» What you are asked to do: Print exactly the lines from the first one down to the line that contains "const calcYears = [1950, 1970, 1976, 2001];", both included, and skip the pictures.
- - -
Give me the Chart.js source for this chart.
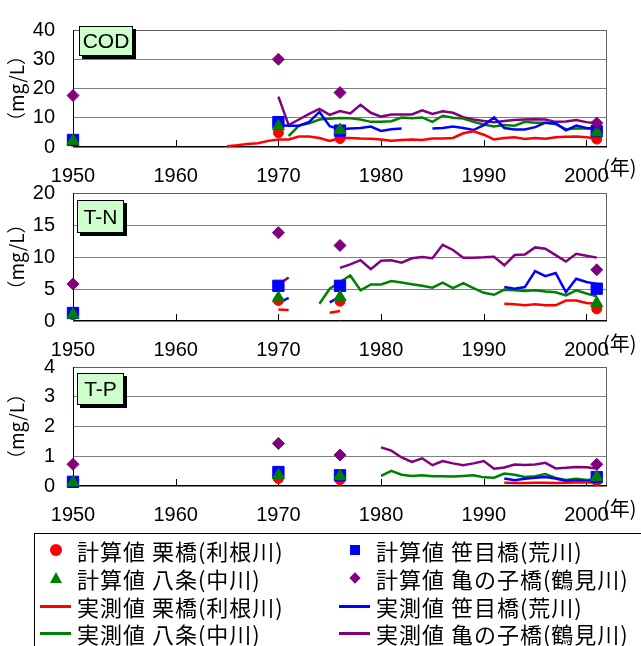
<!DOCTYPE html>
<html lang="ja">
<head>
<meta charset="UTF-8">
<title>COD / T-N / T-P</title>
<script src="https://cdn.jsdelivr.net/npm/chart.js"></script>
<style>
  body { margin: 0; background: #fff; }
  #wrap { position: relative; width: 641px; height: 646px; overflow: hidden; }
  #wrap canvas { position: absolute; left: 0; top: 0; }
  .tag { position: absolute; background: #ccffcc; border: 1px solid #000; box-shadow: 3px 3px 0 #000;
         font: 21px "Liberation Sans", Arial, sans-serif; text-align: center; box-sizing: border-box; color: #000; }
  .nen { position: absolute; left: 603px; font: 20px "Noto Sans CJK JP"; line-height: 20px; color: #000; }
  #legend { position: absolute; left: 34px; top: 533px; width: 640px; height: 130px; border: 1px solid #000; box-sizing: border-box; }
  .item { position: absolute; font: 22px "Noto Sans CJK JP"; line-height: 28px; letter-spacing: 1px; white-space: nowrap; color: #000; }
  .mk { position: absolute; }
</style>
</head>
<body>
<div id="wrap">
  <canvas id="cod" width="641" height="646"></canvas>
  <canvas id="tn" width="641" height="646"></canvas>
  <canvas id="tp" width="641" height="646"></canvas>

  <div class="tag" style="left:79px;top:26px;width:54px;height:30px;line-height:28px;">COD</div>
  <div class="tag" style="left:77px;top:200px;width:47px;height:33px;line-height:31px;">T-N</div>
  <div class="tag" style="left:77px;top:373px;width:47px;height:32px;line-height:30px;">T-P</div>

  <div class="nen" style="top:157px;">(年)</div>
  <div class="nen" style="top:333px;">(年)</div>
  <div class="nen" style="top:498px;">(年)</div>

  <div id="legend"></div>
</div>

<script>
  // 年
  const xTickYears = [1950, 1960, 1970, 1980, 1990, 2000];
  const measYears = [1965, 1966, 1967, 1968, 1969, 1970, 1971, 1972, 1973, 1974, 1975, 1976, 1977, 1978, 1979,
    1980, 1981, 1982, 1983, 1984, 1985, 1986, 1987, 1988, 1989, 1990, 1991, 1992, 1993, 1994, 1995, 1996,
    1997, 1998, 1999, 2000, 2001];
  const calcYears = [1950, 1970, 1976, 2001];

  // COD 計算値
  const codKuriCalc = [2.0, 4.9, 2.9, 2.7];
  const codSasameCalc = [2.4, 8.5, 5.6, 5.4];
  const codHachijoCalc = [2.1, 7.1, 5.8, 5.0];
  const codKamenokoCalc = [17.6, 30.0, 18.6, 8.2];
  // COD 実測値
  const codKuriMeas = [0.3, 0.6, 1.0, 1.3, 2.1, 2.6, 2.6, 3.6, 3.6, 3.1, 2.1, 3.1, 3.1, 2.9, 2.8, 2.6, 2.1, 2.4, 2.6,
    2.4, 2.9, 2.9, 3.1, 4.7, 5.4, 4.2, 2.6, 3.1, 3.3, 2.7, 3.1, 2.8, 3.3, 3.5, 3.6, 3.3, 2.9];
  const codSasameMeas = [null, null, null, null, null, 7.5, 7.3, 7.3, 8.6, 12.0, 7.1, 6.1, 6.3, 6.5, 7.0, 5.5, 6.1, 6.3,
    null, null, 6.3, 6.5, 7.0, 6.5, 5.8, 7.5, 10.1, 6.5, 6.0, 6.0, 6.8, 8.3, 8.1, 5.7, 7.3, 6.5, 6.3];
  const codHachijoMeas = [null, null, null, null, null, null, 3.7, 7.3, 8.1, 9.4, 9.7, 9.9, 9.8, 9.4, 8.6, 8.6, 8.8, 10.1,
    9.8, 10.1, 8.6, 10.7, 10.0, 9.7, 8.6, 7.7, 7.0, 7.5, 7.3, 8.6, 8.3, 8.3, 7.8, 6.1, 6.3, 6.3, 6.3];
  const codKamenokoMeas = [null, null, null, null, null, 17.2, 7.5, 9.4, 11.3, 13.0, 11.0, 12.3, 11.5, 14.4, 11.7, 10.4,
    11.1, 11.1, 11.1, 12.5, 11.3, 12.2, 11.7, 10.2, 9.4, 8.9, 8.5, 8.9, 9.2, 9.4, 9.5, 9.4, 8.6, 8.7, 9.2, 8.5, 8.1];

  // T-N 計算値
  const tnKuriCalc = [1.0, 3.2, 3.1, 1.9];
  const tnSasameCalc = [1.25, 5.5, 5.5, 5.05];
  const tnHachijoCalc = [1.0, 3.6, 3.75, 2.8];
  const tnKamenokoCalc = [5.8, 13.8, 11.8, 8.0];
  // T-N 実測値
  const tnKuriMeas = [null, null, null, null, null, 1.8, 1.7, null, null, null, 1.3, 1.55, null, null, null, null, null,
    null, null, null, null, null, null, null, null, null, null, 2.7, 2.6, 2.45, 2.6, 2.45, 2.45, 3.2, 3.2, 2.8, 2.7];
  const tnSasameMeas = [null, null, null, null, null, 2.8, 3.6, null, null, null, 2.9, 3.8, null, null, null, null, null,
    null, null, null, null, null, null, null, null, null, null, 5.3, 5.05, 5.3, 7.8, 7.0, 7.5, 4.5, 6.6, 6.1, 5.8];
  const tnHachijoMeas = [null, null, null, null, null, null, null, null, null, 2.7, 5.05, 6.1, 7.1, 4.8, 5.7, 5.7, 6.25,
    6.0, 5.75, 5.5, 5.2, 6.0, 5.15, 5.9, 5.15, 4.4, 4.1, 4.9, 4.8, 4.7, 4.8, 4.6, 4.5, 4.0, 4.8, 4.3, 3.85];
  const tnKamenokoMeas = [null, null, null, null, null, 5.7, 6.8, null, null, null, null, 8.3, 8.85, 9.5, 8.1, 9.4, 9.5,
    9.1, 9.8, 10.0, 9.8, 11.9, 11.1, 9.9, 9.9, 9.95, 10.05, 8.7, 10.3, 10.4, 11.5, 11.3, 10.3, 9.3, 10.5, 10.2, 9.9];

  // T-P 計算値
  const tpKuriCalc = [0.12, 0.25, 0.21, 0.17];
  const tpSasameCalc = [0.14, 0.47, 0.36, 0.30];
  const tpHachijoCalc = [0.12, 0.36, 0.33, 0.30];
  const tpKamenokoCalc = [0.73, 1.43, 1.04, 0.73];
  // T-P 実測値
  const tpKuriMeas = [null, null, null, null, null, null, null, null, null, null, null, null, null, null, null, null, null,
    null, null, null, null, null, null, null, null, null, null, 0.11, 0.1, 0.1, 0.11, 0.11, 0.1, 0.11, 0.12, 0.13, 0.12];
  const tpSasameMeas = [null, null, null, null, null, null, null, null, null, null, null, null, null, null, null, null, null,
    null, null, null, null, null, null, null, null, null, null, 0.25, 0.19, 0.24, 0.28, 0.3, 0.25, 0.17, 0.19, 0.17, 0.17];
  const tpHachijoMeas = [null, null, null, null, null, null, null, null, null, null, null, null, null, null, null, 0.34,
    0.51, 0.38, 0.34, 0.36, 0.33, 0.33, 0.32, 0.34, 0.36, 0.29, 0.28, 0.42, 0.38, 0.3, 0.33, 0.4, 0.27, 0.2, 0.24, 0.2, 0.23];
  const tpKamenokoMeas = [null, null, null, null, null, null, null, null, null, null, null, null, null, null, null, 1.3,
    1.19, 0.96, 0.81, 0.93, 0.7, 0.84, 0.76, 0.7, 0.76, 0.84, 0.58, 0.62, 0.72, 0.71, 0.72, 0.78, 0.59, 0.61, 0.64, 0.63, 0.59];

  const RED = "#ff0000", BLUE = "#0000ff", GREEN = "#008000", PURPLE = "#800080";
  const NUM_FONT = { family: "'Liberation Sans', Arial, sans-serif", size: 20 };

  function pts(xs, ys) {
    return xs.map((x, i) => ({ x: x, y: ys[i] }));
  }

  function lineSet(ys, color) {
    return { type: "line", data: pts(measYears, ys), borderColor: color, borderWidth: 2.5,
      pointRadius: 0, spanGaps: false, order: 10, clip: false };
  }

  function markSet(ys, color, style, radius, order) {
    return { type: "line", data: pts(calcYears, ys), showLine: false, pointStyle: style, pointRadius: radius,
      pointBackgroundColor: color, pointBorderColor: color, pointBorderWidth: 1, order: order, clip: false };
  }

  // 枠線と内向きの目盛り
  const framePlugin = {
    id: "frame",
    beforeDatasetsDraw(chart) {
      const { ctx, chartArea: a, scales } = chart;
      ctx.save();
      ctx.lineWidth = 1;
      ctx.strokeStyle = "#606060";
      ctx.beginPath();
      ctx.moveTo(a.left, a.top + 0.5);
      ctx.lineTo(a.right - 0.5, a.top + 0.5);
      ctx.lineTo(a.right - 0.5, a.bottom);
      ctx.stroke();
      ctx.strokeStyle = "#000";
      ctx.beginPath();
      ctx.moveTo(a.left + 0.5, a.top);
      ctx.lineTo(a.left + 0.5, a.bottom - 0.5);
      ctx.lineTo(a.right, a.bottom - 0.5);
      xTickYears.slice(1).forEach((yr) => {
        const x = Math.round(scales.x.getPixelForValue(yr)) + 0.5;
        ctx.moveTo(x, a.bottom);
        ctx.lineTo(x, a.bottom - 7);
      });
      ctx.stroke();
      ctx.restore();
    },
  };

  function makePanel(id, top, bottom, yMax, yStep, calc, meas) {
    const ctx = document.getElementById(id).getContext("2d");
    new Chart(ctx, {
      type: "line",
      data: {
        datasets: [
          lineSet(meas[0], RED),
          lineSet(meas[1], BLUE),
          lineSet(meas[2], GREEN),
          lineSet(meas[3], PURPLE),
          markSet(calc[0], RED, "circle", 5, 4),
          markSet(calc[1], BLUE, "rect", 8, 3),
          markSet(calc[2], GREEN, "triangle", 7, 2),
          markSet(calc[3], PURPLE, "rectRot", 6, 1),
        ],
      },
      options: {
        responsive: false,
        animation: false,
        events: [],
        layout: { padding: { left: 0, right: 34, top: top, bottom: 646 - bottom - 43 } },
        plugins: { legend: { display: false }, tooltip: { enabled: false } },
        scales: {
          x: {
            type: "linear",
            min: 1950,
            max: 2002,
            afterBuildTicks: (s) => { s.ticks = xTickYears.map((v) => ({ value: v })); },
            afterFit: (s) => { s.height = 43; },
            grid: { drawOnChartArea: false, drawTicks: false },
            border: { display: false },
            ticks: { padding: 17, color: "#000", font: NUM_FONT, maxRotation: 0, autoSkip: false,
              callback: (v) => String(v) },
          },
          y: {
            min: 0,
            max: yMax,
            afterFit: (s) => { s.width = 73; },
            grid: { color: "#808080", drawTicks: false },
            border: { display: false },
            ticks: { stepSize: yStep, padding: 18, color: "#000", font: NUM_FONT },
            title: { display: true, text: "（mg/L）", color: "#000",
              font: { family: "'Noto Sans CJK JP'", size: 19 }, padding: { top: 5, bottom: 0 } },
          },
        },
      },
      plugins: [framePlugin],
    });
  }

  makePanel("cod", 18, 147, 40, 10,
    [codKuriCalc, codSasameCalc, codHachijoCalc, codKamenokoCalc],
    [codKuriMeas, codSasameMeas, codHachijoMeas, codKamenokoMeas]);
  makePanel("tn", 193, 321, 20, 5,
    [tnKuriCalc, tnSasameCalc, tnHachijoCalc, tnKamenokoCalc],
    [tnKuriMeas, tnSasameMeas, tnHachijoMeas, tnKamenokoMeas]);
  makePanel("tp", 367, 486, 4, 1,
    [tpKuriCalc, tpSasameCalc, tpHachijoCalc, tpKamenokoCalc],
    [tpKuriMeas, tpSasameMeas, tpHachijoMeas, tpKamenokoMeas]);

  // 凡例
  const legendLabels = [
    "計算値 栗橋(利根川)", "計算値 笹目橋(荒川)",
    "計算値 八条(中川)", "計算値 亀の子橋(鶴見川)",
    "実測値 栗橋(利根川)", "実測値 笹目橋(荒川)",
    "実測値 八条(中川)", "実測値 亀の子橋(鶴見川)",
  ];
  const legendColors = [RED, BLUE, GREEN, PURPLE, RED, BLUE, GREEN, PURPLE];
  const legendKinds = ["circle", "square", "triangle", "diamond", "line", "line", "line", "line"];

  const legend = document.getElementById("legend");
  const rowCenters = [16, 44, 72, 99];
  const colText = [42, 341];
  const colMark = [21, 320];
  legendLabels.forEach((label, i) => {
    const row = Math.floor(i / 2), col = i % 2;
    const cy = rowCenters[row], cx = colMark[col], color = legendColors[i];
    const t = document.createElement("div");
    t.className = "item";
    t.textContent = label;
    t.style.left = colText[col] + "px";
    t.style.top = (cy - 14) + "px";
    legend.appendChild(t);

    const m = document.createElement("div");
    m.className = "mk";
    const kind = legendKinds[i];
    if (kind === "circle") {
      Object.assign(m.style, { left: cx - 6 + "px", top: cy - 6 + "px", width: "12px", height: "12px",
        borderRadius: "50%", background: color });
    } else if (kind === "square") {
      Object.assign(m.style, { left: cx - 5 + "px", top: cy - 5 + "px", width: "10px", height: "10px", background: color });
    } else if (kind === "triangle") {
      Object.assign(m.style, { left: cx - 6 + "px", top: cy - 6 + "px", width: "0", height: "0",
        borderLeft: "6px solid transparent", borderRight: "6px solid transparent", borderBottom: "11px solid " + color });
    } else if (kind === "diamond") {
      Object.assign(m.style, { left: cx - 4 + "px", top: cy - 4 + "px", width: "8px", height: "8px",
        background: color, transform: "rotate(45deg)" });
    } else {
      Object.assign(m.style, { left: cx - 16 + "px", top: cy - 1 + "px", width: "31px", height: "2.5px", background: color });
    }
    legend.appendChild(m);
  });
</script>
</body>
</html>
- - -
» Answer to the exercise:
Give me the Chart.js source for this chart.
<!DOCTYPE html>
<html lang="ja">
<head>
<meta charset="UTF-8">
<title>COD / T-N / T-P</title>
<script src="https://cdn.jsdelivr.net/npm/chart.js"></script>
<style>
  body { margin: 0; background: #fff; }
  #wrap { position: relative; width: 641px; height: 646px; overflow: hidden; }
  #wrap canvas { position: absolute; left: 0; top: 0; }
  .tag { position: absolute; background: #ccffcc; border: 1px solid #000; box-shadow: 3px 3px 0 #000;
         font: 21px "Liberation Sans", Arial, sans-serif; text-align: center; box-sizing: border-box; color: #000; }
  .nen { position: absolute; left: 603px; font: 20px "Noto Sans CJK JP"; line-height: 20px; color: #000; }
  #legend { position: absolute; left: 34px; top: 533px; width: 640px; height: 130px; border: 1px solid #000; box-sizing: border-box; }
  .item { position: absolute; font: 22px "Noto Sans CJK JP"; line-height: 28px; letter-spacing: 1px; white-space: nowrap; color: #000; }
  .mk { position: absolute; }
</style>
</head>
<body>
<div id="wrap">
  <canvas id="cod" width="641" height="646"></canvas>
  <canvas id="tn" width="641" height="646"></canvas>
  <canvas id="tp" width="641" height="646"></canvas>

  <div class="tag" style="left:79px;top:26px;width:54px;height:30px;line-height:28px;">COD</div>
  <div class="tag" style="left:77px;top:200px;width:47px;height:33px;line-height:31px;">T-N</div>
  <div class="tag" style="left:77px;top:373px;width:47px;height:32px;line-height:30px;">T-P</div>

  <div class="nen" style="top:157px;">(年)</div>
  <div class="nen" style="top:333px;">(年)</div>
  <div class="nen" style="top:498px;">(年)</div>

  <div id="legend"></div>
</div>

<script>
  // 年
  const xTickYears = [1950, 1960, 1970, 1980, 1990, 2000];
  const measYears = [1965, 1966, 1967, 1968, 1969, 1970, 1971, 1972, 1973, 1974, 1975, 1976, 1977, 1978, 1979,
    1980, 1981, 1982, 1983, 1984, 1985, 1986, 1987, 1988, 1989, 1990, 1991, 1992, 1993, 1994, 1995, 1996,
    1997, 1998, 1999, 2000, 2001];
  const calcYears = [1950, 1970, 1976, 2001];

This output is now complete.